*What the task requires*. Output the full listing below exactly, without the pictures.
-- BEGIN Provided material --
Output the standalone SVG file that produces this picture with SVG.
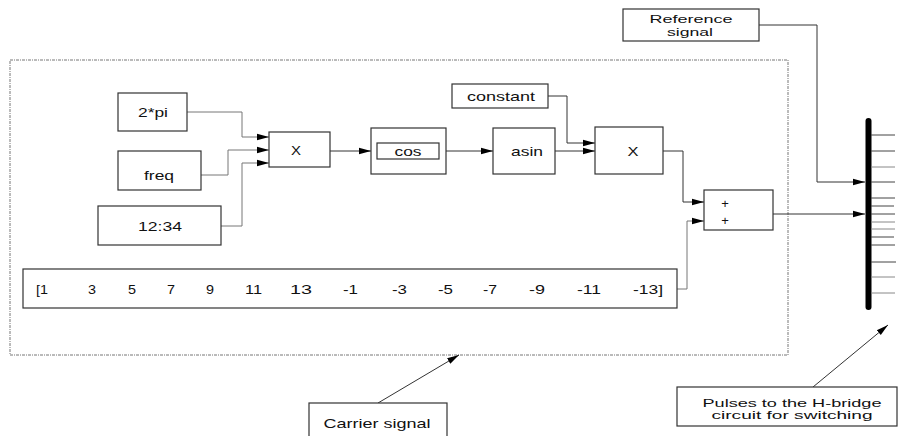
<svg xmlns="http://www.w3.org/2000/svg" width="898" height="436" viewBox="0 0 898 436">
<defs>
<marker id="ah" markerWidth="13" markerHeight="8" refX="12" refY="4" orient="auto" markerUnits="userSpaceOnUse">
<path d="M0,0.8 L12,4 L0,7.2 Z" fill="#000"/>
</marker>
<style>
.b{fill:#fff;stroke:#333;stroke-width:1.2}
.t{font-family:"Liberation Sans",Arial,sans-serif;font-size:13px;fill:#111;text-anchor:middle;dominant-baseline:central}
.s{font-size:11.5px}
.n{font-family:"Liberation Sans",Arial,sans-serif;font-size:13px;fill:#111;dominant-baseline:central}
.c{fill:none;stroke:#333;stroke-width:1}
.g{fill:none;stroke:#777;stroke-width:1}
.o{stroke:#444;stroke-width:1}
</style>
</defs>
<rect x="10" y="60" width="778" height="295" fill="none" stroke="#777" stroke-width="1" stroke-dasharray="3,1,1,1"/>
<g id="connectors">
<polyline class="g" points="187,112 242,112 242,137 269,137" marker-end="url(#ah)"/>
<polyline class="g" points="201,175 228,175 228,150 269,150" marker-end="url(#ah)"/>
<polyline class="g" points="221,226 242,226 242,163 269,163" marker-end="url(#ah)"/>
<polyline class="c" points="330,151 371,151" marker-end="url(#ah)"/>
<polyline class="c" points="446,151 493,151" marker-end="url(#ah)"/>
<polyline class="c" points="548,96 567,96 567,143 595,143" marker-end="url(#ah)"/>
<polyline class="c" points="555,151 595,151" marker-end="url(#ah)"/>
<polyline class="c" points="663,151 683,151 683,202 704,202" marker-end="url(#ah)"/>
<polyline class="g" points="677,289 687,289 687,221 704,221" marker-end="url(#ah)"/>
<polyline class="c" points="773,214 865,214" marker-end="url(#ah)"/>
<polyline class="c" points="759,25 817,25 817,182 865,182" marker-end="url(#ah)"/>
<line class="c" x1="378" y1="403" x2="459" y2="355" marker-end="url(#ah)"/>
<line class="c" x1="813" y1="387" x2="888" y2="325" marker-end="url(#ah)"/>
</g>
<g id="twopi"><rect class="b" x="118" y="93" width="69" height="38"/><text class="t" x="153" y="112" textLength="30" lengthAdjust="spacingAndGlyphs">2*pi</text></g>
<g id="freq"><rect class="b" x="118" y="151" width="83" height="39"/><text class="t" x="159" y="175" textLength="30" lengthAdjust="spacingAndGlyphs">freq</text></g>
<g id="range"><rect class="b" x="98" y="206" width="123" height="39"/><text class="t" x="160" y="226" textLength="44" lengthAdjust="spacingAndGlyphs">12:34</text></g>
<g id="mult1"><rect class="b" x="269" y="132" width="61" height="35"/><text class="t" x="296" y="150" textLength="10" lengthAdjust="spacingAndGlyphs">X</text></g>
<g id="cos"><rect class="b" x="371" y="128" width="75" height="46"/><rect class="b" x="377" y="143" width="62" height="16"/><text class="t" x="408" y="151" textLength="27" lengthAdjust="spacingAndGlyphs">cos</text></g>
<g id="asin"><rect class="b" x="493" y="128" width="62" height="46"/><text class="t" x="527" y="151" textLength="32" lengthAdjust="spacingAndGlyphs">asin</text></g>
<g id="constant"><rect class="b" x="452" y="84" width="96" height="24"/><text class="t" x="501" y="96" textLength="68" lengthAdjust="spacingAndGlyphs">constant</text></g>
<g id="mult2"><rect class="b" x="595" y="127" width="68" height="47"/><text class="t" x="633" y="151" textLength="11" lengthAdjust="spacingAndGlyphs">X</text></g>
<g id="sum"><rect class="b" x="704" y="190" width="69" height="40"/><text class="t" x="725" y="203">+</text><text class="t" x="725" y="220">+</text></g>
<g id="vector"><rect class="b" x="23" y="269" width="654" height="39"/>
<text class="n" x="36" y="289" textLength="12" lengthAdjust="spacingAndGlyphs">[1</text>
<text class="n" x="88" y="289" textLength="8" lengthAdjust="spacingAndGlyphs">3</text>
<text class="n" x="128" y="289" textLength="8" lengthAdjust="spacingAndGlyphs">5</text>
<text class="n" x="167" y="289" textLength="8" lengthAdjust="spacingAndGlyphs">7</text>
<text class="n" x="206" y="289" textLength="8" lengthAdjust="spacingAndGlyphs">9</text>
<text class="n" x="245" y="289" textLength="17" lengthAdjust="spacingAndGlyphs">11</text>
<text class="n" x="290" y="289" textLength="22" lengthAdjust="spacingAndGlyphs">13</text>
<text class="n" x="343" y="289" textLength="15" lengthAdjust="spacingAndGlyphs">-1</text>
<text class="n" x="392" y="289" textLength="15" lengthAdjust="spacingAndGlyphs">-3</text>
<text class="n" x="438" y="289" textLength="15" lengthAdjust="spacingAndGlyphs">-5</text>
<text class="n" x="483" y="289" textLength="14" lengthAdjust="spacingAndGlyphs">-7</text>
<text class="n" x="529" y="289" textLength="16" lengthAdjust="spacingAndGlyphs">-9</text>
<text class="n" x="577" y="289" textLength="24" lengthAdjust="spacingAndGlyphs">-11</text>
<text class="n" x="633" y="289" textLength="30" lengthAdjust="spacingAndGlyphs">-13]</text>
</g>
<g id="reference"><rect class="b" x="623" y="9" width="136" height="32"/><text class="t s" x="691" y="19" textLength="83" lengthAdjust="spacingAndGlyphs">Reference</text><text class="t s" x="690" y="31.5" textLength="46" lengthAdjust="spacingAndGlyphs">signal</text></g>
<g id="bus">
<line x1="868.5" y1="121" x2="868.5" y2="307" stroke="#000" stroke-width="6" stroke-linecap="round"/>
<g class="o">
<line x1="871" y1="135" x2="895" y2="135"/><line x1="871" y1="151" x2="895" y2="151"/><line x1="871" y1="167" x2="895" y2="167" stroke="#888"/><line x1="871" y1="182" x2="895" y2="182"/><line x1="871" y1="198" x2="895" y2="198"/><line x1="871" y1="206" x2="894" y2="206"/><line x1="871" y1="214" x2="895" y2="214"/><line x1="871" y1="222" x2="895" y2="222" stroke="#888"/><line x1="871" y1="229" x2="895" y2="229" stroke="#888"/><line x1="871" y1="237" x2="894" y2="237"/><line x1="871" y1="245" x2="895" y2="245"/><line x1="871" y1="262" x2="896" y2="262"/><line x1="871" y1="277" x2="895" y2="277" stroke="#888"/><line x1="871" y1="293" x2="895" y2="293" stroke="#888"/>
</g>
</g>
<g id="carrier"><rect class="b" x="309" y="403" width="138" height="40"/><text class="t" x="377" y="423" textLength="107" lengthAdjust="spacingAndGlyphs">Carrier signal</text></g>
<g id="pulses"><rect class="b" x="677" y="387" width="220" height="39"/><text class="t s" x="792" y="402.5" textLength="179" lengthAdjust="spacingAndGlyphs">Pulses to the H-bridge</text><text class="t s" x="792" y="415" textLength="161" lengthAdjust="spacingAndGlyphs">circuit for switching</text></g>
</svg>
-- END Provided material --
*Exercise response*.
Output the standalone SVG file that produces this picture with SVG.
<svg xmlns="http://www.w3.org/2000/svg" width="898" height="436" viewBox="0 0 898 436">
<defs>
<marker id="ah" markerWidth="13" markerHeight="8" refX="12" refY="4" orient="auto" markerUnits="userSpaceOnUse">
<path d="M0,0.8 L12,4 L0,7.2 Z" fill="#000"/>
</marker>
<style>
.b{fill:#fff;stroke:#333;stroke-width:1.2}
.t{font-family:"Liberation Sans",Arial,sans-serif;font-size:13px;fill:#111;text-anchor:middle;dominant-baseline:central}
.s{font-size:11.5px}
.n{font-family:"Liberation Sans",Arial,sans-serif;font-size:13px;fill:#111;dominant-baseline:central}
.c{fill:none;stroke:#333;stroke-width:1}
.g{fill:none;stroke:#777;stroke-width:1}
.o{stroke:#444;stroke-width:1}
</style>
</defs>
<rect x="10" y="60" width="778" height="295" fill="none" stroke="#777" stroke-width="1" stroke-dasharray="3,1,1,1"/>
<g id="connectors">
<polyline class="g" points="187,112 242,112 242,137 269,137" marker-end="url(#ah)"/>
<polyline class="g" points="201,175 228,175 228,150 269,150" marker-end="url(#ah)"/>
<polyline class="g" points="221,226 242,226 242,163 269,163" marker-end="url(#ah)"/>
<polyline class="c" points="330,151 371,151" marker-end="url(#ah)"/>
<polyline class="c" points="446,151 493,151" marker-end="url(#ah)"/>
<polyline class="c" points="548,96 567,96 567,143 595,143" marker-end="url(#ah)"/>
<polyline class="c" points="555,151 595,151" marker-end="url(#ah)"/>
<polyline class="c" points="663,151 683,151 683,202 704,202" marker-end="url(#ah)"/>
<polyline class="g" points="677,289 687,289 687,221 704,221" marker-end="url(#ah)"/>
<polyline class="c" points="773,214 865,214" marker-end="url(#ah)"/>
<polyline class="c" points="759,25 817,25 817,182 865,182" marker-end="url(#ah)"/>
<line class="c" x1="378" y1="403" x2="459" y2="355" marker-end="url(#ah)"/>
<line class="c" x1="813" y1="387" x2="888" y2="325" marker-end="url(#ah)"/>
</g>
<g id="twopi"><rect class="b" x="118" y="93" width="69" height="38"/><text class="t" x="153" y="112" textLength="30" lengthAdjust="spacingAndGlyphs">2*pi</text></g>
<g id="freq"><rect class="b" x="118" y="151" width="83" height="39"/><text class="t" x="159" y="175" textLength="30" lengthAdjust="spacingAndGlyphs">freq</text></g>
<g id="range"><rect class="b" x="98" y="206" width="123" height="39"/><text class="t" x="160" y="226" textLength="44" lengthAdjust="spacingAndGlyphs">12:34</text></g>
<g id="mult1"><rect class="b" x="269" y="132" width="61" height="35"/><text class="t" x="296" y="150" textLength="10" lengthAdjust="spacingAndGlyphs">X</text></g>
<g id="cos"><rect class="b" x="371" y="128" width="75" height="46"/><rect class="b" x="377" y="143" width="62" height="16"/><text class="t" x="408" y="151" textLength="27" lengthAdjust="spacingAndGlyphs">cos</text></g>
<g id="asin"><rect class="b" x="493" y="128" width="62" height="46"/><text class="t" x="527" y="151" textLength="32" lengthAdjust="spacingAndGlyphs">asin</text></g>
<g id="constant"><rect class="b" x="452" y="84" width="96" height="24"/><text class="t" x="501" y="96" textLength="68" lengthAdjust="spacingAndGlyphs">constant</text></g>
<g id="mult2"><rect class="b" x="595" y="127" width="68" height="47"/><text class="t" x="633" y="151" textLength="11" lengthAdjust="spacingAndGlyphs">X</text></g>
<g id="sum"><rect class="b" x="704" y="190" width="69" height="40"/><text class="t" x="725" y="203">+</text><text class="t" x="725" y="220">+</text></g>
<g id="vector"><rect class="b" x="23" y="269" width="654" height="39"/>
<text class="n" x="36" y="289" textLength="12" lengthAdjust="spacingAndGlyphs">[1</text>
<text class="n" x="88" y="289" textLength="8" lengthAdjust="spacingAndGlyphs">3</text>
<text class="n" x="128" y="289" textLength="8" lengthAdjust="spacingAndGlyphs">5</text>
<text class="n" x="167" y="289" textLength="8" lengthAdjust="spacingAndGlyphs">7</text>
<text class="n" x="206" y="289" textLength="8" lengthAdjust="spacingAndGlyphs">9</text>
<text class="n" x="245" y="289" textLength="17" lengthAdjust="spacingAndGlyphs">11</text>
<text class="n" x="290" y="289" textLength="22" lengthAdjust="spacingAndGlyphs">13</text>
<text class="n" x="343" y="289" textLength="15" lengthAdjust="spacingAndGlyphs">-1</text>
<text class="n" x="392" y="289" textLength="15" lengthAdjust="spacingAndGlyphs">-3</text>
<text class="n" x="438" y="289" textLength="15" lengthAdjust="spacingAndGlyphs">-5</text>
<text class="n" x="483" y="289" textLength="14" lengthAdjust="spacingAndGlyphs">-7</text>
<text class="n" x="529" y="289" textLength="16" lengthAdjust="spacingAndGlyphs">-9</text>
<text class="n" x="577" y="289" textLength="24" lengthAdjust="spacingAndGlyphs">-11</text>
<text class="n" x="633" y="289" textLength="30" lengthAdjust="spacingAndGlyphs">-13]</text>
</g>
<g id="reference"><rect class="b" x="623" y="9" width="136" height="32"/><text class="t s" x="691" y="19" textLength="83" lengthAdjust="spacingAndGlyphs">Reference</text><text class="t s" x="690" y="31.5" textLength="46" lengthAdjust="spacingAndGlyphs">signal</text></g>
<g id="bus">
<line x1="868.5" y1="121" x2="868.5" y2="307" stroke="#000" stroke-width="6" stroke-linecap="round"/>
<g class="o">
<line x1="871" y1="135" x2="895" y2="135"/><line x1="871" y1="151" x2="895" y2="151"/><line x1="871" y1="167" x2="895" y2="167" stroke="#888"/><line x1="871" y1="182" x2="895" y2="182"/><line x1="871" y1="198" x2="895" y2="198"/><line x1="871" y1="206" x2="894" y2="206"/><line x1="871" y1="214" x2="895" y2="214"/><line x1="871" y1="222" x2="895" y2="222" stroke="#888"/><line x1="871" y1="229" x2="895" y2="229" stroke="#888"/><line x1="871" y1="237" x2="894" y2="237"/><line x1="871" y1="245" x2="895" y2="245"/><line x1="871" y1="262" x2="896" y2="262"/><line x1="871" y1="277" x2="895" y2="277" stroke="#888"/><line x1="871" y1="293" x2="895" y2="293" stroke="#888"/>
</g>
</g>
<g id="carrier"><rect class="b" x="309" y="403" width="138" height="40"/><text class="t" x="377" y="423" textLength="107" lengthAdjust="spacingAndGlyphs">Carrier signal</text></g>
<g id="pulses"><rect class="b" x="677" y="387" width="220" height="39"/><text class="t s" x="792" y="402.5" textLength="179" lengthAdjust="spacingAndGlyphs">Pulses to the H-bridge</text><text class="t s" x="792" y="415" textLength="161" lengthAdjust="spacingAndGlyphs">circuit for switching</text></g>
</svg>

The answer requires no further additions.